▸ **What is needed**
Without including any images, reproduce each entry exactly.

[start Supplied material]

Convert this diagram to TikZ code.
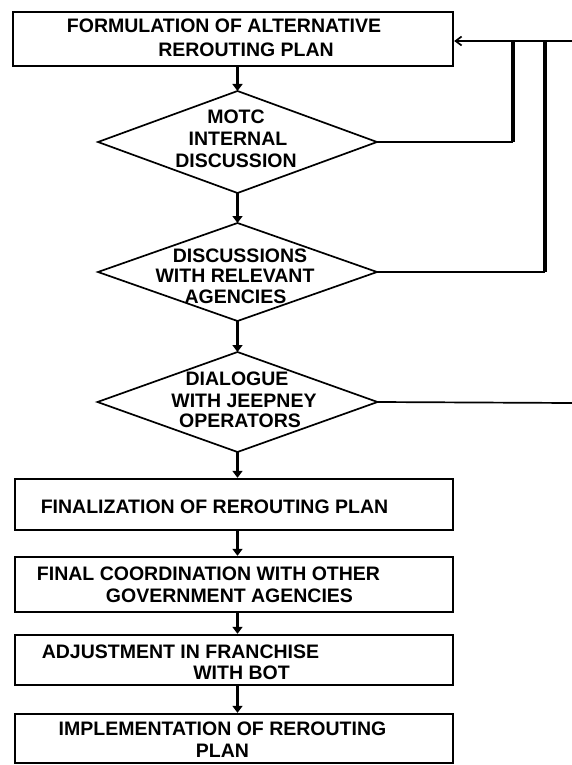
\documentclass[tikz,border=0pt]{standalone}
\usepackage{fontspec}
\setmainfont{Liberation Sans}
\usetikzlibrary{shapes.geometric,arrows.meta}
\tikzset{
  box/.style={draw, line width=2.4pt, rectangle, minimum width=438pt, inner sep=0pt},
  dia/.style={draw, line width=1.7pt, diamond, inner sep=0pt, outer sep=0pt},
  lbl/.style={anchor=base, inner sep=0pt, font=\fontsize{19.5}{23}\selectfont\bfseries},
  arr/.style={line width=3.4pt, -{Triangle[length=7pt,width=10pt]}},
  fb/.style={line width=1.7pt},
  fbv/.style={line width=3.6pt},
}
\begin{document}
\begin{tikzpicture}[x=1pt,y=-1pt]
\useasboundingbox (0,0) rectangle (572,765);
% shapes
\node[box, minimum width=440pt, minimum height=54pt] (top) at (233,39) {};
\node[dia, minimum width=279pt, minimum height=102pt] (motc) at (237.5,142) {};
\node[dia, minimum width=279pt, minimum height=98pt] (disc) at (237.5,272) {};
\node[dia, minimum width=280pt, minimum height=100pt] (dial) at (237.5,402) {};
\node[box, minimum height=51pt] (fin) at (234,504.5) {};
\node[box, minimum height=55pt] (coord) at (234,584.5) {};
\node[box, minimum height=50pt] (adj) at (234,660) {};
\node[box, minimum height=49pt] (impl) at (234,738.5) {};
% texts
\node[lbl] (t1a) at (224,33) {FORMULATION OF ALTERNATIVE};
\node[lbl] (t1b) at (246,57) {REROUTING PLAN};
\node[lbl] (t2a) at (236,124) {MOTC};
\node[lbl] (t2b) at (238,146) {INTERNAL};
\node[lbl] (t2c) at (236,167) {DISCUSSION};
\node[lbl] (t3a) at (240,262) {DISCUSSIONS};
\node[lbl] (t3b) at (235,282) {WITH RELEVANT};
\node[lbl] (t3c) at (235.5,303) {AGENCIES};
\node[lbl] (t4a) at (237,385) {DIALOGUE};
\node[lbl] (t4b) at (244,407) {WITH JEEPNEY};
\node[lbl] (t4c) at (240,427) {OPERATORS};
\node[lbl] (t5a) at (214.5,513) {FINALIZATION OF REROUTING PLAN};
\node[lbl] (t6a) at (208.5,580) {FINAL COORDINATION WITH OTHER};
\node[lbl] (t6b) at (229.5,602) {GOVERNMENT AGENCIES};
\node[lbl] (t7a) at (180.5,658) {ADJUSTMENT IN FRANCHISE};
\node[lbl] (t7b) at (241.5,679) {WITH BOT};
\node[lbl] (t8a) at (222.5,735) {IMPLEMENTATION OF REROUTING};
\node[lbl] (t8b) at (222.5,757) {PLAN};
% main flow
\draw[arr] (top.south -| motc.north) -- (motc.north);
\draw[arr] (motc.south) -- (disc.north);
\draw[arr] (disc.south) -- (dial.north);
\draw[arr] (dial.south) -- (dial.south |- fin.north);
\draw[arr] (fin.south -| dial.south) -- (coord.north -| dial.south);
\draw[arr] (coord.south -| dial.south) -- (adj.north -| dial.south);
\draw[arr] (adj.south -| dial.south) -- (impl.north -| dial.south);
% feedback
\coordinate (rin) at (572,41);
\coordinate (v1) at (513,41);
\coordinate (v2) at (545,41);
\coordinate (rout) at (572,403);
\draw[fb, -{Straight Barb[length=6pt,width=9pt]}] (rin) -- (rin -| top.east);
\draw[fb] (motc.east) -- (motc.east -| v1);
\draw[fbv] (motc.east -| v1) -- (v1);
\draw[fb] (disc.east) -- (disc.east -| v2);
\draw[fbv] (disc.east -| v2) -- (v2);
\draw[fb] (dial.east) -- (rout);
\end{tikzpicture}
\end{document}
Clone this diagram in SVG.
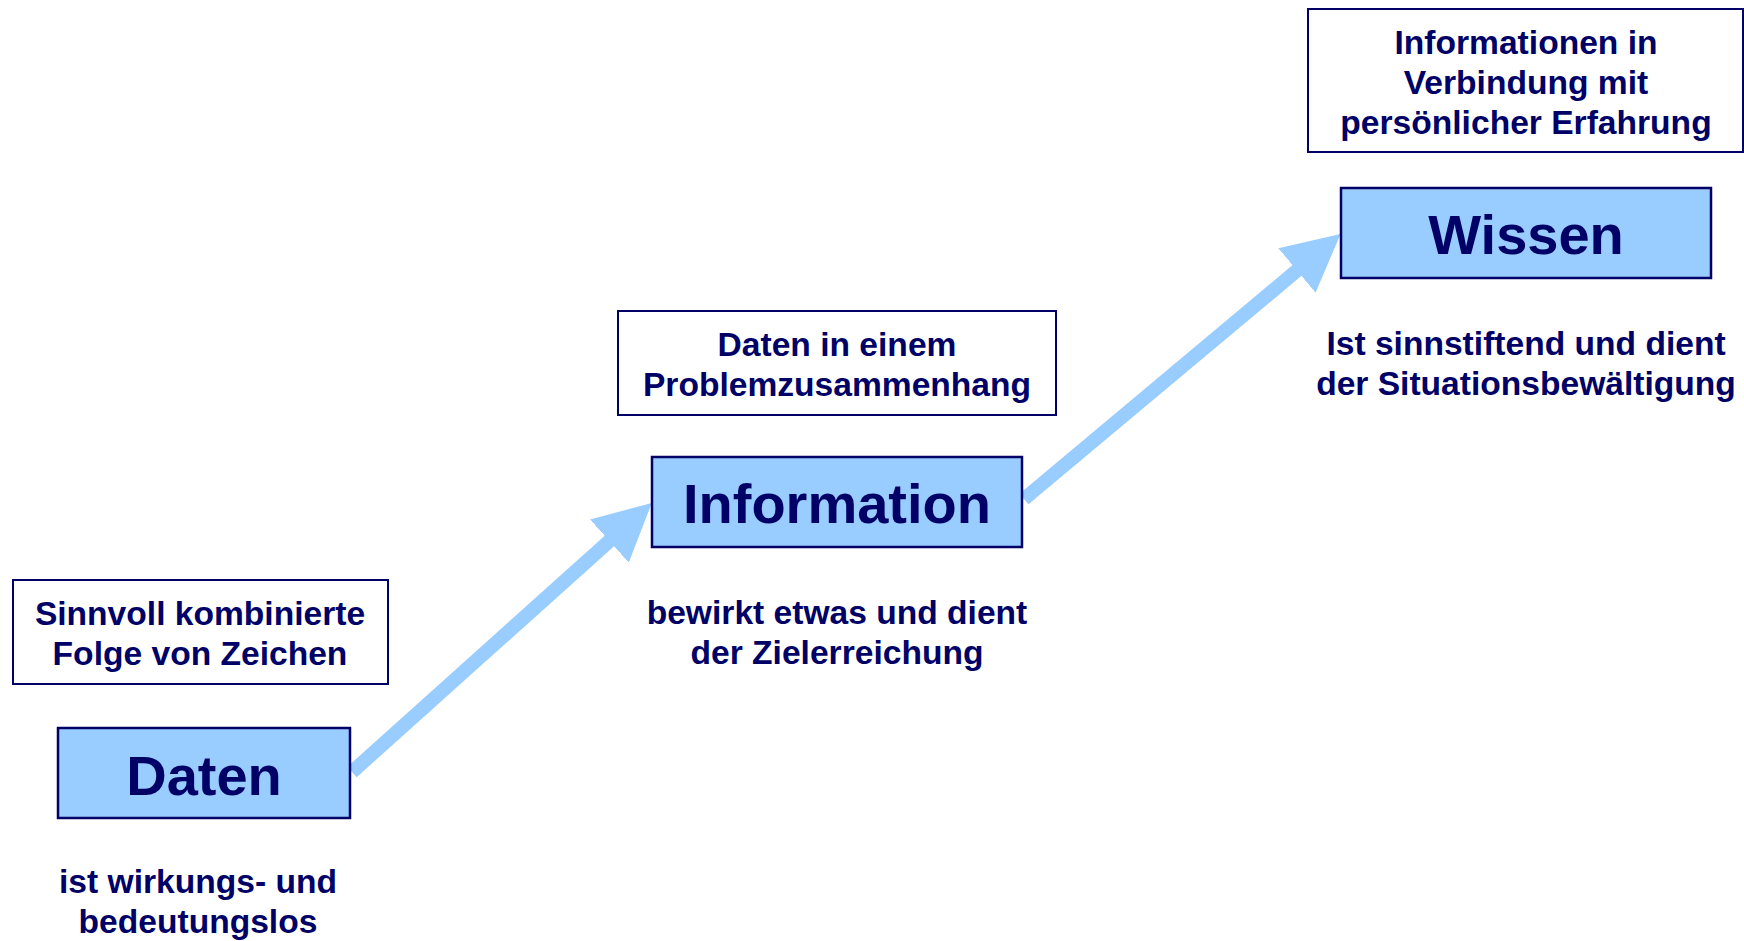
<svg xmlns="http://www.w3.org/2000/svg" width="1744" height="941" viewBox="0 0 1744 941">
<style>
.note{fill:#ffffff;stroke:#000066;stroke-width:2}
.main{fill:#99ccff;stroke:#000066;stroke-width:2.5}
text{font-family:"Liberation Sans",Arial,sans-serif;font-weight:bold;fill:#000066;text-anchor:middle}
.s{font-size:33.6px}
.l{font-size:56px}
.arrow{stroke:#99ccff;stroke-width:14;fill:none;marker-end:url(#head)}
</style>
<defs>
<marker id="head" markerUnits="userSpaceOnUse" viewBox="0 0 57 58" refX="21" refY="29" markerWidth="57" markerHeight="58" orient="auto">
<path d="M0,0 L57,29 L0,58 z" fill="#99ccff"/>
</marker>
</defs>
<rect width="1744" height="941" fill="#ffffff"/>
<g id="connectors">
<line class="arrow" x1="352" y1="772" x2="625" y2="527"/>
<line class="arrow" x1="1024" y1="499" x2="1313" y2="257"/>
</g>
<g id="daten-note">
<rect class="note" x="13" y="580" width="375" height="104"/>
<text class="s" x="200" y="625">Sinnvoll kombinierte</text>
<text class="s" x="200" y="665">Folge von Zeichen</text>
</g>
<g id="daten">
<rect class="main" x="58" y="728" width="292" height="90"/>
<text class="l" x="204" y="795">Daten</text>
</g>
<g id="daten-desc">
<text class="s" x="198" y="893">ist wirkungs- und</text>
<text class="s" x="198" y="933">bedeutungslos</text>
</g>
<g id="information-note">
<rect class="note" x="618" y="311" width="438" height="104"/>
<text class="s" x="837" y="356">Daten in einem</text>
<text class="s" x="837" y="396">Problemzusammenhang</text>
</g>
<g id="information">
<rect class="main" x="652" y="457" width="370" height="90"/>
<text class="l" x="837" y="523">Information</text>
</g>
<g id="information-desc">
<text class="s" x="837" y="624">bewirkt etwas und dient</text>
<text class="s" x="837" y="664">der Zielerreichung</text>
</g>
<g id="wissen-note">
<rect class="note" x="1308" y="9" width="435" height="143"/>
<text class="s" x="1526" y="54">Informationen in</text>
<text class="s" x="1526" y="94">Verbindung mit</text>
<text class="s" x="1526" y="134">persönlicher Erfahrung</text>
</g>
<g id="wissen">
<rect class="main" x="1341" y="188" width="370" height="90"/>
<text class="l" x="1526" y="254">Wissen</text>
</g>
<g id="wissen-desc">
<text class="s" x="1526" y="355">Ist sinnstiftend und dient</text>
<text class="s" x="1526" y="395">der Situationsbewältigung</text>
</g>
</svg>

[end Supplied material]

▸ **Solution for this exercise**
Convert this diagram to TikZ code.
\documentclass[tikz,border=0pt]{standalone}
\usepackage{fontspec}
\setmainfont{Liberation Sans}
\usetikzlibrary{shapes.geometric,arrows.meta}
\tikzset{
  box/.style={draw, line width=2.4pt, rectangle, minimum width=438pt, inner sep=0pt},
  dia/.style={draw, line width=1.7pt, diamond, inner sep=0pt, outer sep=0pt},
  lbl/.style={anchor=base, inner sep=0pt, font=\fontsize{19.5}{23}\selectfont\bfseries},
  arr/.style={line width=3.4pt, -{Triangle[length=7pt,width=10pt]}},
  fb/.style={line width=1.7pt},
  fbv/.style={line width=3.6pt},
}
\begin{document}
\begin{tikzpicture}[x=1pt,y=-1pt]
\useasboundingbox (0,0) rectangle (572,765);
% shapes
\node[box, minimum width=440pt, minimum height=54pt] (top) at (233,39) {};
\node[dia, minimum width=279pt, minimum height=102pt] (motc) at (237.5,142) {};
\node[dia, minimum width=279pt, minimum height=98pt] (disc) at (237.5,272) {};
\node[dia, minimum width=280pt, minimum height=100pt] (dial) at (237.5,402) {};
\node[box, minimum height=51pt] (fin) at (234,504.5) {};
\node[box, minimum height=55pt] (coord) at (234,584.5) {};
\node[box, minimum height=50pt] (adj) at (234,660) {};
\node[box, minimum height=49pt] (impl) at (234,738.5) {};
% texts
\node[lbl] (t1a) at (224,33) {FORMULATION OF ALTERNATIVE};
\node[lbl] (t1b) at (246,57) {REROUTING PLAN};
\node[lbl] (t2a) at (236,124) {MOTC};
\node[lbl] (t2b) at (238,146) {INTERNAL};
\node[lbl] (t2c) at (236,167) {DISCUSSION};
\node[lbl] (t3a) at (240,262) {DISCUSSIONS};
\node[lbl] (t3b) at (235,282) {WITH RELEVANT};
\node[lbl] (t3c) at (235.5,303) {AGENCIES};
\node[lbl] (t4a) at (237,385) {DIALOGUE};
\node[lbl] (t4b) at (244,407) {WITH JEEPNEY};
\node[lbl] (t4c) at (240,427) {OPERATORS};
\node[lbl] (t5a) at (214.5,513) {FINALIZATION OF REROUTING PLAN};
\node[lbl] (t6a) at (208.5,580) {FINAL COORDINATION WITH OTHER};
\node[lbl] (t6b) at (229.5,602) {GOVERNMENT AGENCIES};
\node[lbl] (t7a) at (180.5,658) {ADJUSTMENT IN FRANCHISE};
\node[lbl] (t7b) at (241.5,679) {WITH BOT};
\node[lbl] (t8a) at (222.5,735) {IMPLEMENTATION OF REROUTING};
\node[lbl] (t8b) at (222.5,757) {PLAN};
% main flow
\draw[arr] (top.south -| motc.north) -- (motc.north);
\draw[arr] (motc.south) -- (disc.north);
\draw[arr] (disc.south) -- (dial.north);
\draw[arr] (dial.south) -- (dial.south |- fin.north);
\draw[arr] (fin.south -| dial.south) -- (coord.north -| dial.south);
\draw[arr] (coord.south -| dial.south) -- (adj.north -| dial.south);
\draw[arr] (adj.south -| dial.south) -- (impl.north -| dial.south);
% feedback
\coordinate (rin) at (572,41);
\coordinate (v1) at (513,41);
\coordinate (v2) at (545,41);
\coordinate (rout) at (572,403);
\draw[fb, -{Straight Barb[length=6pt,width=9pt]}] (rin) -- (rin -| top.east);
\draw[fb] (motc.east) -- (motc.east -| v1);
\draw[fbv] (motc.east -| v1) -- (v1);
\draw[fb] (disc.east) -- (disc.east -| v2);
\draw[fbv] (disc.east -| v2) -- (v2);
\draw[fb] (dial.east) -- (rout);
\end{tikzpicture}
\end{document}
Clone this diagram in SVG.
<svg xmlns="http://www.w3.org/2000/svg" width="1744" height="941" viewBox="0 0 1744 941">
<style>
.note{fill:#ffffff;stroke:#000066;stroke-width:2}
.main{fill:#99ccff;stroke:#000066;stroke-width:2.5}
text{font-family:"Liberation Sans",Arial,sans-serif;font-weight:bold;fill:#000066;text-anchor:middle}
.s{font-size:33.6px}
.l{font-size:56px}
.arrow{stroke:#99ccff;stroke-width:14;fill:none;marker-end:url(#head)}
</style>
<defs>
<marker id="head" markerUnits="userSpaceOnUse" viewBox="0 0 57 58" refX="21" refY="29" markerWidth="57" markerHeight="58" orient="auto">
<path d="M0,0 L57,29 L0,58 z" fill="#99ccff"/>
</marker>
</defs>
<rect width="1744" height="941" fill="#ffffff"/>
<g id="connectors">
<line class="arrow" x1="352" y1="772" x2="625" y2="527"/>
<line class="arrow" x1="1024" y1="499" x2="1313" y2="257"/>
</g>
<g id="daten-note">
<rect class="note" x="13" y="580" width="375" height="104"/>
<text class="s" x="200" y="625">Sinnvoll kombinierte</text>
<text class="s" x="200" y="665">Folge von Zeichen</text>
</g>
<g id="daten">
<rect class="main" x="58" y="728" width="292" height="90"/>
<text class="l" x="204" y="795">Daten</text>
</g>
<g id="daten-desc">
<text class="s" x="198" y="893">ist wirkungs- und</text>
<text class="s" x="198" y="933">bedeutungslos</text>
</g>
<g id="information-note">
<rect class="note" x="618" y="311" width="438" height="104"/>
<text class="s" x="837" y="356">Daten in einem</text>
<text class="s" x="837" y="396">Problemzusammenhang</text>
</g>
<g id="information">
<rect class="main" x="652" y="457" width="370" height="90"/>
<text class="l" x="837" y="523">Information</text>
</g>
<g id="information-desc">
<text class="s" x="837" y="624">bewirkt etwas und dient</text>
<text class="s" x="837" y="664">der Zielerreichung</text>
</g>
<g id="wissen-note">
<rect class="note" x="1308" y="9" width="435" height="143"/>
<text class="s" x="1526" y="54">Informationen in</text>
<text class="s" x="1526" y="94">Verbindung mit</text>
<text class="s" x="1526" y="134">persönlicher Erfahrung</text>
</g>
<g id="wissen">
<rect class="main" x="1341" y="188" width="370" height="90"/>
<text class="l" x="1526" y="254">Wissen</text>
</g>
<g id="wissen-desc">
<text class="s" x="1526" y="355">Ist sinnstiftend und dient</text>
<text class="s" x="1526" y="395">der Situationsbewältigung</text>
</g>
</svg>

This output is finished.